◆ TASK PROMPT
Transcribe the data in full and exactly, omitting any pictures.

◆ STORED DATA
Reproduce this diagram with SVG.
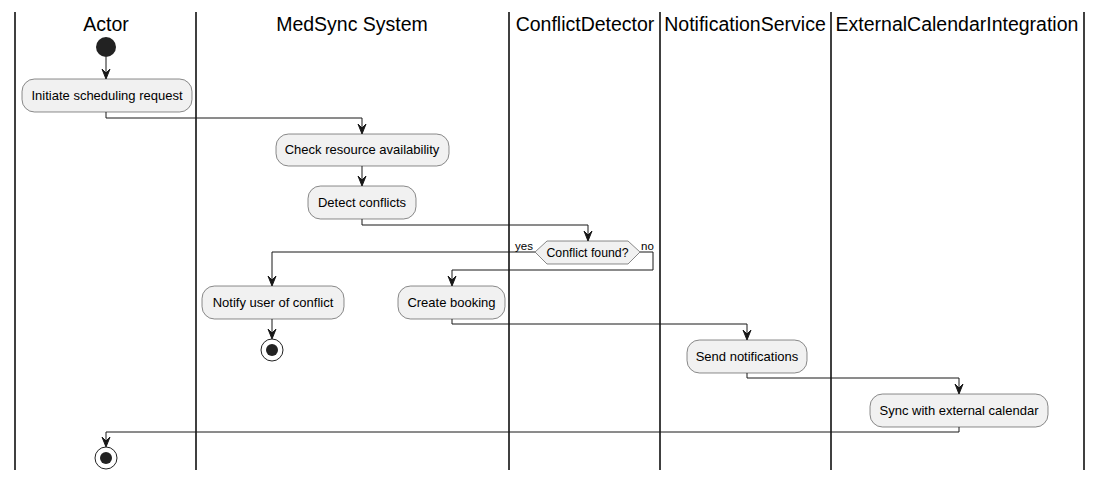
<svg xmlns="http://www.w3.org/2000/svg" width="1102" height="480" viewBox="0 0 1102 480">
<style>
.lane{stroke:#000;stroke-width:1.5;}
.title{font-family:"Liberation Sans",Arial,sans-serif;font-size:19.5px;fill:#000;text-anchor:middle;}
.box{fill:#F1F1F1;stroke:#181818;stroke-width:0.5;}
.lbl{font-family:"Liberation Sans",Arial,sans-serif;font-size:13px;fill:#000;text-anchor:middle;}
.sm{font-family:"Liberation Sans",Arial,sans-serif;font-size:11.5px;fill:#000;}
.edge{fill:none;stroke:#181818;stroke-width:1;}
.ah{fill:#181818;stroke:#181818;stroke-width:1;}
</style>
<rect width="1102" height="480" fill="#fff"/>
<g id="lanes">
<line class="lane" x1="15" y1="12" x2="15" y2="470"/>
<line class="lane" x1="196" y1="12" x2="196" y2="470"/>
<line class="lane" x1="509" y1="12" x2="509" y2="470"/>
<line class="lane" x1="660" y1="12" x2="660" y2="470"/>
<line class="lane" x1="831" y1="12" x2="831" y2="470"/>
<line class="lane" x1="1084" y1="12" x2="1084" y2="470"/>
<text class="title" x="106" y="31">Actor</text>
<text class="title" x="352" y="31">MedSync System</text>
<text class="title" x="585" y="31">ConflictDetector</text>
<text class="title" x="745" y="31">NotificationService</text>
<text class="title" x="957" y="31">ExternalCalendarIntegration</text>
</g>
<g id="connectors">
<path class="edge" d="M106,57 V77"/>
<polygon class="ah" points="102,69 106,79 110,69 106,73"/>
<path class="edge" d="M106,112 V118 H362 V132"/>
<polygon class="ah" points="358,124 362,134 366,124 362,128"/>
<path class="edge" d="M362,166 V184"/>
<polygon class="ah" points="358,176 362,186 366,176 362,180"/>
<path class="edge" d="M362,219 V225 H588 V239"/>
<polygon class="ah" points="584,231 588,241 592,231 588,235"/>
<path class="edge" d="M535,252 H272 V284"/>
<polygon class="ah" points="268,276 272,286 276,276 272,280"/>
<path class="edge" d="M640,252 H653 V270 H452 V284"/>
<polygon class="ah" points="448,276 452,286 456,276 452,280"/>
<path class="edge" d="M272,319 V337"/>
<polygon class="ah" points="268,329 272,339 276,329 272,333"/>
<path class="edge" d="M452,319 V324 H747 V338"/>
<polygon class="ah" points="743,330 747,340 751,330 747,334"/>
<path class="edge" d="M747,373 V378 H959 V392"/>
<polygon class="ah" points="955,384 959,394 963,384 959,388"/>
<path class="edge" d="M959,427 V432 H106 V445"/>
<polygon class="ah" points="102,437 106,447 110,437 106,441"/>
<text class="sm" x="515" y="250">yes</text>
<text class="sm" x="641" y="250">no</text>
</g>
<g id="start"><circle cx="106" cy="47" r="10" fill="#222"/></g>
<g id="initiate"><rect class="box" x="22" y="79" width="170" height="33" rx="12.5"/><text class="lbl" x="107" y="100">Initiate scheduling request</text></g>
<g id="check"><rect class="box" x="276" y="134" width="173" height="32" rx="12.5"/><text class="lbl" x="362" y="154">Check resource availability</text></g>
<g id="detect"><rect class="box" x="308" y="186" width="108" height="33" rx="12.5"/><text class="lbl" x="362" y="207">Detect conflicts</text></g>
<g id="decision"><polygon class="box" points="535,252 547,241 628,241 640,252 628,264 547,264"/><text class="sm" x="587.5" y="256.5" text-anchor="middle" style="font-size:12.3px">Conflict found?</text></g>
<g id="notify"><rect class="box" x="202" y="286" width="142" height="33" rx="12.5"/><text class="lbl" x="273" y="307">Notify user of conflict</text></g>
<g id="end1"><circle cx="272" cy="350" r="11" fill="none" stroke="#222" stroke-width="1"/><circle cx="272" cy="350" r="6" fill="#222"/></g>
<g id="booking"><rect class="box" x="398" y="286" width="107" height="33" rx="12.5"/><text class="lbl" x="451.5" y="307">Create booking</text></g>
<g id="send"><rect class="box" x="687" y="340" width="120" height="33" rx="12.5"/><text class="lbl" x="747" y="361">Send notifications</text></g>
<g id="sync"><rect class="box" x="870" y="394" width="178" height="33" rx="12.5"/><text class="lbl" x="959" y="415">Sync with external calendar</text></g>
<g id="end2"><circle cx="106" cy="458" r="11" fill="none" stroke="#222" stroke-width="1"/><circle cx="106" cy="458" r="6" fill="#222"/></g>
</svg>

◆ SOLUTION BELOW
Reproduce this diagram with SVG.
<svg xmlns="http://www.w3.org/2000/svg" width="1102" height="480" viewBox="0 0 1102 480">
<style>
.lane{stroke:#000;stroke-width:1.5;}
.title{font-family:"Liberation Sans",Arial,sans-serif;font-size:19.5px;fill:#000;text-anchor:middle;}
.box{fill:#F1F1F1;stroke:#181818;stroke-width:0.5;}
.lbl{font-family:"Liberation Sans",Arial,sans-serif;font-size:13px;fill:#000;text-anchor:middle;}
.sm{font-family:"Liberation Sans",Arial,sans-serif;font-size:11.5px;fill:#000;}
.edge{fill:none;stroke:#181818;stroke-width:1;}
.ah{fill:#181818;stroke:#181818;stroke-width:1;}
</style>
<rect width="1102" height="480" fill="#fff"/>
<g id="lanes">
<line class="lane" x1="15" y1="12" x2="15" y2="470"/>
<line class="lane" x1="196" y1="12" x2="196" y2="470"/>
<line class="lane" x1="509" y1="12" x2="509" y2="470"/>
<line class="lane" x1="660" y1="12" x2="660" y2="470"/>
<line class="lane" x1="831" y1="12" x2="831" y2="470"/>
<line class="lane" x1="1084" y1="12" x2="1084" y2="470"/>
<text class="title" x="106" y="31">Actor</text>
<text class="title" x="352" y="31">MedSync System</text>
<text class="title" x="585" y="31">ConflictDetector</text>
<text class="title" x="745" y="31">NotificationService</text>
<text class="title" x="957" y="31">ExternalCalendarIntegration</text>
</g>
<g id="connectors">
<path class="edge" d="M106,57 V77"/>
<polygon class="ah" points="102,69 106,79 110,69 106,73"/>
<path class="edge" d="M106,112 V118 H362 V132"/>
<polygon class="ah" points="358,124 362,134 366,124 362,128"/>
<path class="edge" d="M362,166 V184"/>
<polygon class="ah" points="358,176 362,186 366,176 362,180"/>
<path class="edge" d="M362,219 V225 H588 V239"/>
<polygon class="ah" points="584,231 588,241 592,231 588,235"/>
<path class="edge" d="M535,252 H272 V284"/>
<polygon class="ah" points="268,276 272,286 276,276 272,280"/>
<path class="edge" d="M640,252 H653 V270 H452 V284"/>
<polygon class="ah" points="448,276 452,286 456,276 452,280"/>
<path class="edge" d="M272,319 V337"/>
<polygon class="ah" points="268,329 272,339 276,329 272,333"/>
<path class="edge" d="M452,319 V324 H747 V338"/>
<polygon class="ah" points="743,330 747,340 751,330 747,334"/>
<path class="edge" d="M747,373 V378 H959 V392"/>
<polygon class="ah" points="955,384 959,394 963,384 959,388"/>
<path class="edge" d="M959,427 V432 H106 V445"/>
<polygon class="ah" points="102,437 106,447 110,437 106,441"/>
<text class="sm" x="515" y="250">yes</text>
<text class="sm" x="641" y="250">no</text>
</g>
<g id="start"><circle cx="106" cy="47" r="10" fill="#222"/></g>
<g id="initiate"><rect class="box" x="22" y="79" width="170" height="33" rx="12.5"/><text class="lbl" x="107" y="100">Initiate scheduling request</text></g>
<g id="check"><rect class="box" x="276" y="134" width="173" height="32" rx="12.5"/><text class="lbl" x="362" y="154">Check resource availability</text></g>
<g id="detect"><rect class="box" x="308" y="186" width="108" height="33" rx="12.5"/><text class="lbl" x="362" y="207">Detect conflicts</text></g>
<g id="decision"><polygon class="box" points="535,252 547,241 628,241 640,252 628,264 547,264"/><text class="sm" x="587.5" y="256.5" text-anchor="middle" style="font-size:12.3px">Conflict found?</text></g>
<g id="notify"><rect class="box" x="202" y="286" width="142" height="33" rx="12.5"/><text class="lbl" x="273" y="307">Notify user of conflict</text></g>
<g id="end1"><circle cx="272" cy="350" r="11" fill="none" stroke="#222" stroke-width="1"/><circle cx="272" cy="350" r="6" fill="#222"/></g>
<g id="booking"><rect class="box" x="398" y="286" width="107" height="33" rx="12.5"/><text class="lbl" x="451.5" y="307">Create booking</text></g>
<g id="send"><rect class="box" x="687" y="340" width="120" height="33" rx="12.5"/><text class="lbl" x="747" y="361">Send notifications</text></g>
<g id="sync"><rect class="box" x="870" y="394" width="178" height="33" rx="12.5"/><text class="lbl" x="959" y="415">Sync with external calendar</text></g>
<g id="end2"><circle cx="106" cy="458" r="11" fill="none" stroke="#222" stroke-width="1"/><circle cx="106" cy="458" r="6" fill="#222"/></g>
</svg>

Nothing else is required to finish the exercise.